EX-10.1 2 exhibit1.htm EX-10.1 EX-10.1

Exhibit 10.1

AMENDMENT NUMBER TEN

TO THE
HARRIS CORPORATION RETIREMENT PLAN

WHEREAS, Harris Corporation, a Delaware corporation (the “Corporation”), has heretofore adopted and maintained the Harris Corporation Retirement Plan, as amended and restated effective January 1, 2003 (the “Plan”);

WHEREAS, the Corporation, by action of the Management Development and Compensation Committee of the Corporation’s Board of Directors (the “Compensation Committee”), has the authority to amend the Plan pursuant to Section 17.1 of the Plan;

WHEREAS, pursuant to Section 13.3 of the Plan, the Compensation Committee has delegated to the Employee Benefits Committee of the Corporation (the “Employee Benefits Committee”) the authority to adopt non-material Plan amendments; and

WHEREAS, the Corporation, by action of the Employee Benefits Committee, desires to amend the Plan in certain non-material respects.
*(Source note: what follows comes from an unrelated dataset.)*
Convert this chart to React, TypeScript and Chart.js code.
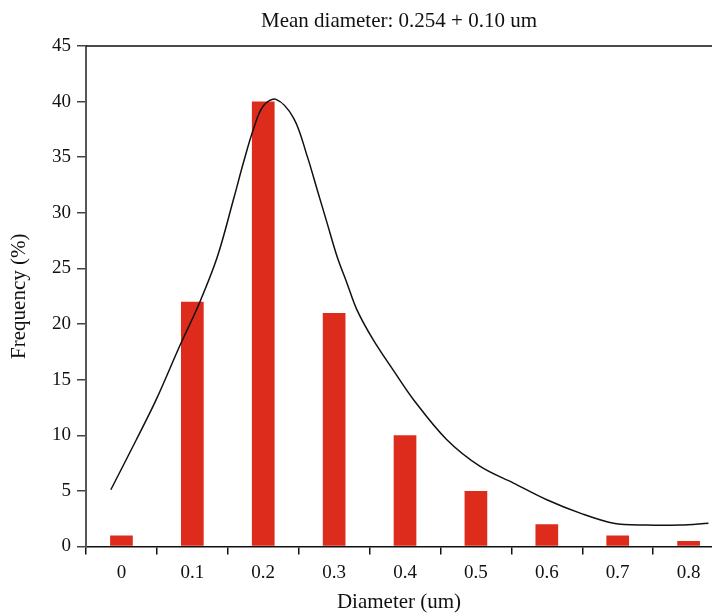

NOW, THEREFORE, BE IT RESOLVED, that pursuant to the power of amendment in Section 17.1 of the Plan and the delegation of such power pursuant to Section 13.3 of the Plan, the Plan is hereby amended, effective as of the applicable date indicated below, as follows:

1. Effective January 1, 2005, the definition of “Compensation” in Article 2 of the Plan is hereby amended in its entirety to read as follows:

Compensation. The following items of remuneration which a Participant earns for work or personal services performed for an Employer: (a) salary or wages, including lump sum merit increases; (b) commission paid pursuant to a sales incentive plan; (c) overtime premium, shift differential or additional compensation in lieu of overtime premium; (d) compensation in lieu of vacation; (e) any annual bonus or incentive compensation payable in the form of cash pursuant to the Harris Corporation Annual Incentive Plan or any successor thereto or other similar plan or award program adopted from time to time by an Employer or any stock award made in lieu of an annual cash bonus or incentive compensation; (f) any compensation of a type described in items (a) through (e) above which is paid as an employee contribution to the Plan; (g) any salary reduction contributions to a cafeteria plan (within the meaning of section 125 of the Code) or a non-qualified deferred compensation plan maintained by an Employer; or (h) any salary reduction contributions to an arrangement maintained by an Employer providing qualified transportation fringes (within the meaning of section 132(f)(4) of the Code). Notwithstanding the foregoing, the following items shall be excluded from “Compensation”: (i) any extraordinary compensation of a recurring or non-recurring nature not included under items (a) through (h) above, including one-time recognition awards and rewards under a referral program of an Employer; (ii) any award made or amount paid pursuant to the Harris Corporation Stock Incentive Plan or any successor thereto, including, but not limited to, performance shares, stock options, restricted stock, stock appreciation rights or other stock-based awards or dividend equivalents; (iii) severance pay, separation pay or special retirement pay; (iv) retention bonuses or completion bonuses, unless authorized by the Administrative Committee in a uniform and nondiscriminatory manner to be included in Compensation; (v) reimbursement or allowances with respect to expenses incurred in connection with employment,

such as tax equalization, reimbursement for moving expenses, mileage or expense allowance or education expenses; or (vi) indirect compensation such as employer-paid group insurance premiums or contributions under this Plan or any other qualified employee benefit plan, other than a contribution described in item (f) or (g) above.”

APPROVED by the HARRIS CORPORATION EMPLOYEE BENEFITS COMMITTEE on this 8th day of June, 2005.